From the listing below, output the lines between the one with "What React, TypeScript" and the one with "const GRID_STEP = 25;", including those two, and nothing else. Pictures are not copied.

Items >>
**********

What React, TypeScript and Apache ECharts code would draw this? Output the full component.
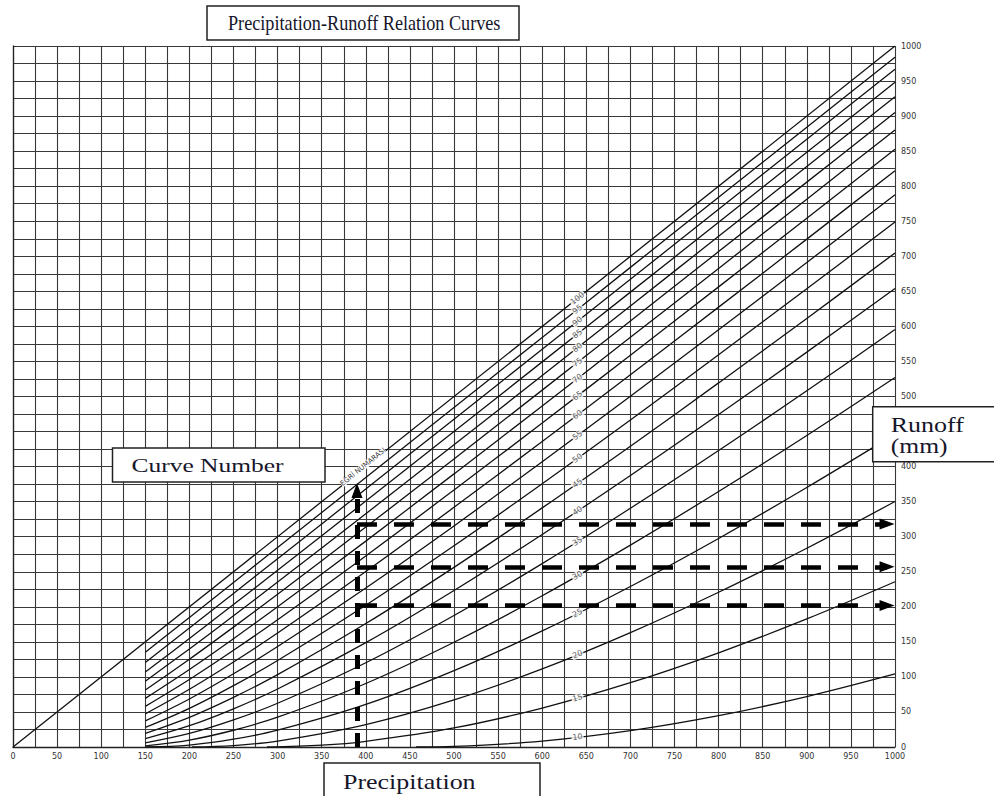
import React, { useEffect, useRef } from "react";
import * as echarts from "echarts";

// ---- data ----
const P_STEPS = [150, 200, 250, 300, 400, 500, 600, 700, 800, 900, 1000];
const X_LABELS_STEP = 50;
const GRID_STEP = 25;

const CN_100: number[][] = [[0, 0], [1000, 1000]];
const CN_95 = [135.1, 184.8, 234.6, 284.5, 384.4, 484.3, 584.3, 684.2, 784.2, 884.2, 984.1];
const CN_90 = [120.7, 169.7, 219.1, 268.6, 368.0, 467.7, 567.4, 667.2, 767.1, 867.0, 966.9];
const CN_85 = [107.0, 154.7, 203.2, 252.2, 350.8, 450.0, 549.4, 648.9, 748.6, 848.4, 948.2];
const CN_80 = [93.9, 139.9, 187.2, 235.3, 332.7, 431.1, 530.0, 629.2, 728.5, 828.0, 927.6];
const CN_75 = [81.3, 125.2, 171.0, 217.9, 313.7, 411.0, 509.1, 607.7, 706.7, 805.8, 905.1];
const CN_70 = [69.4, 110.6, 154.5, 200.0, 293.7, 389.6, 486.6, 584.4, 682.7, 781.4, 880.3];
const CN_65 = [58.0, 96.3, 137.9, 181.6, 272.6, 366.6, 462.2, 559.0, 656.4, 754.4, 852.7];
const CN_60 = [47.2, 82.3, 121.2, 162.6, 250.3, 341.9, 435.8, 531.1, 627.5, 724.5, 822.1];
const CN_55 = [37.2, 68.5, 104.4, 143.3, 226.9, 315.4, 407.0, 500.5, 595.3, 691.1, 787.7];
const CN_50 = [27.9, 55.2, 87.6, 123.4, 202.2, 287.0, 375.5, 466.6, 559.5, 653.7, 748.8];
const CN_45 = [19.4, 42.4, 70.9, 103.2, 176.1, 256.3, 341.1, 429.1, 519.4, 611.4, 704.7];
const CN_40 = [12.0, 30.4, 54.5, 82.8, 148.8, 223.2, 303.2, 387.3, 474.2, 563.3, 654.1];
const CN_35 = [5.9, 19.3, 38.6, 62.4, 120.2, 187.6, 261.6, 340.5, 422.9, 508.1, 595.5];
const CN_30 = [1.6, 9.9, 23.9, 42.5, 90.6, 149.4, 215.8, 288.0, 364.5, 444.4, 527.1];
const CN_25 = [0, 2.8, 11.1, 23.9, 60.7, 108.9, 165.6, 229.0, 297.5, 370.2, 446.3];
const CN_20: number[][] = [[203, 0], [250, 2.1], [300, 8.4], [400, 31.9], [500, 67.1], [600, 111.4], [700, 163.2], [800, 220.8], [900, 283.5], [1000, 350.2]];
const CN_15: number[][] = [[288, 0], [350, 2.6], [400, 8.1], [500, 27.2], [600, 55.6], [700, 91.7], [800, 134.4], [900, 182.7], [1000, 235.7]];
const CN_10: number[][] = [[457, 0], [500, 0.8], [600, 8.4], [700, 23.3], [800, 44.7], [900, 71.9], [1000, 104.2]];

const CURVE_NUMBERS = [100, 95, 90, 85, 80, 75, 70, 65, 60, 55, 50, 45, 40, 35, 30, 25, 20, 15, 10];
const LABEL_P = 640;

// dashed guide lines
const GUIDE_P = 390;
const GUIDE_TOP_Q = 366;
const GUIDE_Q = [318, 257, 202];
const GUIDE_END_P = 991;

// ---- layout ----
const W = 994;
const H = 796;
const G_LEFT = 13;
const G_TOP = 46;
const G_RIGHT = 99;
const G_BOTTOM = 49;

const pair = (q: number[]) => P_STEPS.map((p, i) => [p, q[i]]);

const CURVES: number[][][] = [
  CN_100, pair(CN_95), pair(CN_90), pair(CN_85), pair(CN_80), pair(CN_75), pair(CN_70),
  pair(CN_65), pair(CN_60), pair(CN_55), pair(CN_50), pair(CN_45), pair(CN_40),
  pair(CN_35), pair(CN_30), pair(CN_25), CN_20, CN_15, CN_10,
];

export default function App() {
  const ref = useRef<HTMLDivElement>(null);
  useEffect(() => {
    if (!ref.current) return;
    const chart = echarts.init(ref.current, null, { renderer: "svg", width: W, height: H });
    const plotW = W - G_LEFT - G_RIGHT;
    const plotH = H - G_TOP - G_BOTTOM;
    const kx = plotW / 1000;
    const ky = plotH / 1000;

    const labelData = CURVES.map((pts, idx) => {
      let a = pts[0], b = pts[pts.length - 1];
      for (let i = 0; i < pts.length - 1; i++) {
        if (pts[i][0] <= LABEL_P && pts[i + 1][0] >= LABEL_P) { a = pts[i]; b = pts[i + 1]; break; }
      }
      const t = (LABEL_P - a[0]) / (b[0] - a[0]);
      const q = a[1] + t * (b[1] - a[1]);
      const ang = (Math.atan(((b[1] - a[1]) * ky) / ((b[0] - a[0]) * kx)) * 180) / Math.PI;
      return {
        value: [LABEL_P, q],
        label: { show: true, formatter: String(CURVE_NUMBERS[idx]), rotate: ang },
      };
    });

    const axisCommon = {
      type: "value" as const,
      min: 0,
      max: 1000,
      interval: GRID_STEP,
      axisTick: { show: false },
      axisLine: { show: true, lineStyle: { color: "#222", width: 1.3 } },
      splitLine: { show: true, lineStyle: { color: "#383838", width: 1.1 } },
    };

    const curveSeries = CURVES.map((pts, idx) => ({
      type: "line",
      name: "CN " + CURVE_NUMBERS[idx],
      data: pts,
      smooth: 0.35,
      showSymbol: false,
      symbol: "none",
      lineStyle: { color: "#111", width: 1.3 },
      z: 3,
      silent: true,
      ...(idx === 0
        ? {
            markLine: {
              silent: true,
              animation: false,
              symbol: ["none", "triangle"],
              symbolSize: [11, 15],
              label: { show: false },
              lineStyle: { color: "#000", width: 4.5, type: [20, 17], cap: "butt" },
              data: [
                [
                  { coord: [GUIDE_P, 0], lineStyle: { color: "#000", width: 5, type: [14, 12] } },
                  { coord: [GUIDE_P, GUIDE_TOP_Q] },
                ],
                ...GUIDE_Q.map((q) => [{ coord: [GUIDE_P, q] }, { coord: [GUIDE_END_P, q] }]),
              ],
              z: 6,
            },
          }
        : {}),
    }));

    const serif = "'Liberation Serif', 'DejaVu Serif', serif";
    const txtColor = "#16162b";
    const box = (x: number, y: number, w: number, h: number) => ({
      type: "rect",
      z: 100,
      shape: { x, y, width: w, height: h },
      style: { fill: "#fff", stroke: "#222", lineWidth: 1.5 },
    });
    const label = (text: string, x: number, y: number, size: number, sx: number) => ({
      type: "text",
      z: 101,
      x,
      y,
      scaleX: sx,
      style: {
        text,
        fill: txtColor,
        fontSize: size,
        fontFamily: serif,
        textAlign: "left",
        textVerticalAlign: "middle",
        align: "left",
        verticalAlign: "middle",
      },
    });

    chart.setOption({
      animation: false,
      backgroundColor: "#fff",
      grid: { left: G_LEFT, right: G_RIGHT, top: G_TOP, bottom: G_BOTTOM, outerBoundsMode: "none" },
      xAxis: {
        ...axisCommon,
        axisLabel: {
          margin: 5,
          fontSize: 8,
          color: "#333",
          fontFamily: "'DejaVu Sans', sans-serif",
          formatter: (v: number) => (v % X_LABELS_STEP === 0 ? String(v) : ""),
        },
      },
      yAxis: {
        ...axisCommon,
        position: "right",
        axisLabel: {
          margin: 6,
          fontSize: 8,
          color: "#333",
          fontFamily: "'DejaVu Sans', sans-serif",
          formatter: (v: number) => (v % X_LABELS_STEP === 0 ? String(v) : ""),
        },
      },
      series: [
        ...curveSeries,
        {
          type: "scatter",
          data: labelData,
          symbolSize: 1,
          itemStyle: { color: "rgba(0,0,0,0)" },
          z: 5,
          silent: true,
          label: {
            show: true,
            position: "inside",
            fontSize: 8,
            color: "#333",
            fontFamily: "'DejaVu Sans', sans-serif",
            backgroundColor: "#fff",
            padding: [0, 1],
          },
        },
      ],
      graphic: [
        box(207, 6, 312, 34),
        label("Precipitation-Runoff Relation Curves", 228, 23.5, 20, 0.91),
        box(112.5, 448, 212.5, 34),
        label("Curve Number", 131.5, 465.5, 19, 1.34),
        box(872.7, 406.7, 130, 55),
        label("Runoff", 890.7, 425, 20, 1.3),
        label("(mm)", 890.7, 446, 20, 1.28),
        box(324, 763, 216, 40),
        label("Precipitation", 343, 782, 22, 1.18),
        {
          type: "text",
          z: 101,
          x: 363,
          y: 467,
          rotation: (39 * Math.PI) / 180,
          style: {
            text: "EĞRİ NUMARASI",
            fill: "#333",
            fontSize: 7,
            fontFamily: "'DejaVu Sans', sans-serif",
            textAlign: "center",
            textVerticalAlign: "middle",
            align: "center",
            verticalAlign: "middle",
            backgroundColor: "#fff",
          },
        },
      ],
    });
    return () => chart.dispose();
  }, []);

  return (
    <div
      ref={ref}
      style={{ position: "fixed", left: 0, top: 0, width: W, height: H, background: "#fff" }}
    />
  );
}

**********

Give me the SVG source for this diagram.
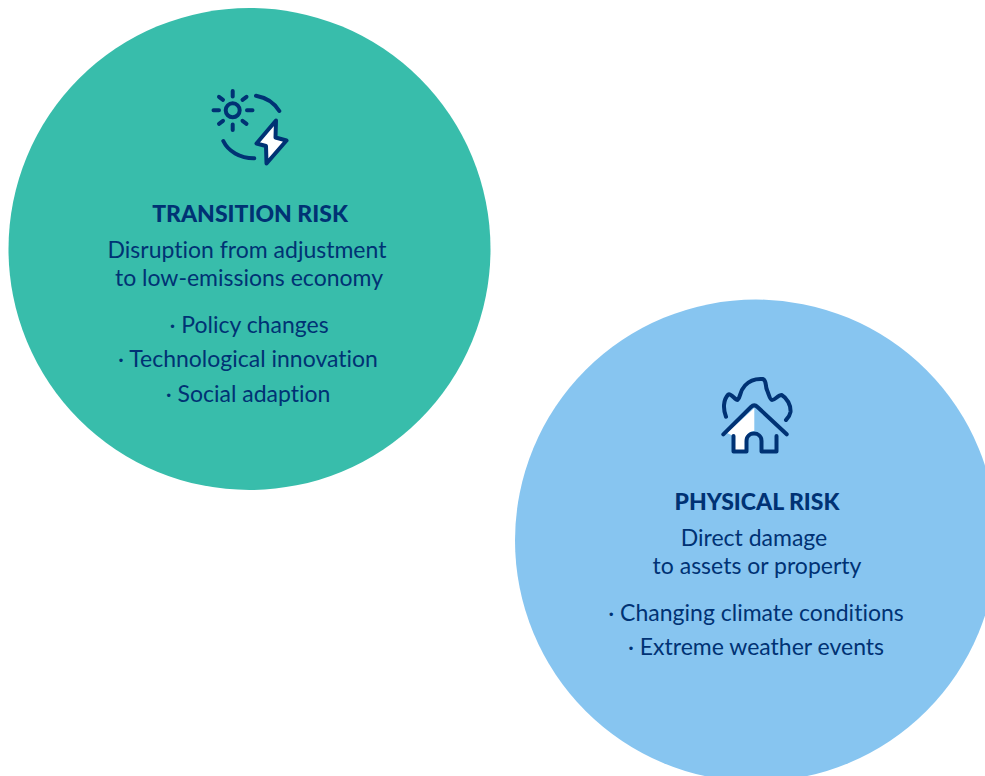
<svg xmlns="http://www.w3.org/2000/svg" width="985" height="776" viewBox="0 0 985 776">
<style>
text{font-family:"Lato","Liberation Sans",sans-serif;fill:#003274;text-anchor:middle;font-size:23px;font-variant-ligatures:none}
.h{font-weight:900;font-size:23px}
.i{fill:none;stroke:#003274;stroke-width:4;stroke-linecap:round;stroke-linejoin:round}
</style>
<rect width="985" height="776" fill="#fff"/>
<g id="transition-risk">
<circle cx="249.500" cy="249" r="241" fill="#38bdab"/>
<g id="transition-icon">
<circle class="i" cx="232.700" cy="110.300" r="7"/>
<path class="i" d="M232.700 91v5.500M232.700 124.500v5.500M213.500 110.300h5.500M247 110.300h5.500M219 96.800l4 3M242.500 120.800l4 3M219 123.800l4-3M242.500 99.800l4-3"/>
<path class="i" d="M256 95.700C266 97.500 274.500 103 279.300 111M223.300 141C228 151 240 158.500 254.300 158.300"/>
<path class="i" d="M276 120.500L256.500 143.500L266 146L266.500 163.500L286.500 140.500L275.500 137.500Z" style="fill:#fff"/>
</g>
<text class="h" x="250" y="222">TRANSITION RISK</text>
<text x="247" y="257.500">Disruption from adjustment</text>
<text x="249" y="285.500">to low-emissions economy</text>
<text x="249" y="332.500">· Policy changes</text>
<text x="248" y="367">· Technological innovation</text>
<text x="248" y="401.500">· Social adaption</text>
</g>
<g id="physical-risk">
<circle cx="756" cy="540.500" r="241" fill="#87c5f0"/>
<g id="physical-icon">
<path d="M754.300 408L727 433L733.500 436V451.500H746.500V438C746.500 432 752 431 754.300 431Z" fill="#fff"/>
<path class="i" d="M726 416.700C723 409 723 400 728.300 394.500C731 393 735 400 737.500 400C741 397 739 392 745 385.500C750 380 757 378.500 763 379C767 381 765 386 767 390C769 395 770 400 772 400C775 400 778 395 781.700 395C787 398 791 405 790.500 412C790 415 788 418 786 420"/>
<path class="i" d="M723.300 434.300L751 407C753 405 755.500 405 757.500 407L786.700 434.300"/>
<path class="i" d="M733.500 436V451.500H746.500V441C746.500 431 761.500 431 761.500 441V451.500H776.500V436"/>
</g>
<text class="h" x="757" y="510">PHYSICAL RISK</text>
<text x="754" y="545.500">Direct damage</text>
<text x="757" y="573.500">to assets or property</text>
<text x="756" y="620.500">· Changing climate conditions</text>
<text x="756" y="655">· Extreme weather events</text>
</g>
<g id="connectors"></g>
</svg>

**********

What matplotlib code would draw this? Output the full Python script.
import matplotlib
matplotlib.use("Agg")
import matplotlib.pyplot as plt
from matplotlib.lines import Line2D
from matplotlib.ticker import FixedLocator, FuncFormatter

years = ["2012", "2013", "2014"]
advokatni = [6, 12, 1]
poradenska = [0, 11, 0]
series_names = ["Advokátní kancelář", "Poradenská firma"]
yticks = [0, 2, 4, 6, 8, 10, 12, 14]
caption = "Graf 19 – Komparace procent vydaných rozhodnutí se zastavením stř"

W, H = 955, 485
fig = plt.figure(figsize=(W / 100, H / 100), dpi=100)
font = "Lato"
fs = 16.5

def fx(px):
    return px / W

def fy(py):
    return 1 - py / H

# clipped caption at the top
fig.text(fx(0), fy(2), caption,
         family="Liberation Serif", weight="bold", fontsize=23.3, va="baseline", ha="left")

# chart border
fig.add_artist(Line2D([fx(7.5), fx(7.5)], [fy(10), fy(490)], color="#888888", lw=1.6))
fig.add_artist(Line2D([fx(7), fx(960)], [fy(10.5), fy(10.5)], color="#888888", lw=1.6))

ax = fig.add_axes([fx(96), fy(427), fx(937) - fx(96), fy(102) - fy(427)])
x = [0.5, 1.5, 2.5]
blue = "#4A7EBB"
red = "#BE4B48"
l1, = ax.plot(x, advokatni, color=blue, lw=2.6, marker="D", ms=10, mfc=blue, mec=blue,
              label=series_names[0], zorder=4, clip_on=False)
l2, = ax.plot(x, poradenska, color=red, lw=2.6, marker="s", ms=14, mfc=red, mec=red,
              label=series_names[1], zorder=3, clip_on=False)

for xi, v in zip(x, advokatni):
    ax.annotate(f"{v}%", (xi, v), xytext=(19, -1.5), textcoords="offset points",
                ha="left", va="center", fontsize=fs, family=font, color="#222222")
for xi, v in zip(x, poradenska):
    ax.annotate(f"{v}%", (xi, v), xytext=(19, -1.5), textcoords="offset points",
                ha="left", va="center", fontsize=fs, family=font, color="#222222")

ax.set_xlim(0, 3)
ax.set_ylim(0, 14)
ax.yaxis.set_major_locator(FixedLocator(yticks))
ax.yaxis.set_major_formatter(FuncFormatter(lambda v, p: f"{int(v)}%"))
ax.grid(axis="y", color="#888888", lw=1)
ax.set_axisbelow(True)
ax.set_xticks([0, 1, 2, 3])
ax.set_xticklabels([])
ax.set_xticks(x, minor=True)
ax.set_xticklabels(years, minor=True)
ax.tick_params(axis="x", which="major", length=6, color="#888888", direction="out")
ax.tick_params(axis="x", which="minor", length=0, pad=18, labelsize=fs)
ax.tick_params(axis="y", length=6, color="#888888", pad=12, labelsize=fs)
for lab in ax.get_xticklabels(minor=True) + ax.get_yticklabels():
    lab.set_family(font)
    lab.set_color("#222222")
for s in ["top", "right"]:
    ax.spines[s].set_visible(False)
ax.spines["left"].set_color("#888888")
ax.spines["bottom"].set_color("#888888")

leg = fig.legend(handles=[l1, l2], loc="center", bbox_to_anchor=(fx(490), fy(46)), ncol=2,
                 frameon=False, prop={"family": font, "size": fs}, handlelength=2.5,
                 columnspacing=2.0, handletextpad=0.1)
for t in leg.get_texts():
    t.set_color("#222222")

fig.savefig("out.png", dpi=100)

**********

The reply >>
What React, TypeScript and Apache ECharts code would draw this? Output the full component.
import React, { useEffect, useRef } from "react";
import * as echarts from "echarts";

// ---- data ----
const P_STEPS = [150, 200, 250, 300, 400, 500, 600, 700, 800, 900, 1000];
const X_LABELS_STEP = 50;
const GRID_STEP = 25;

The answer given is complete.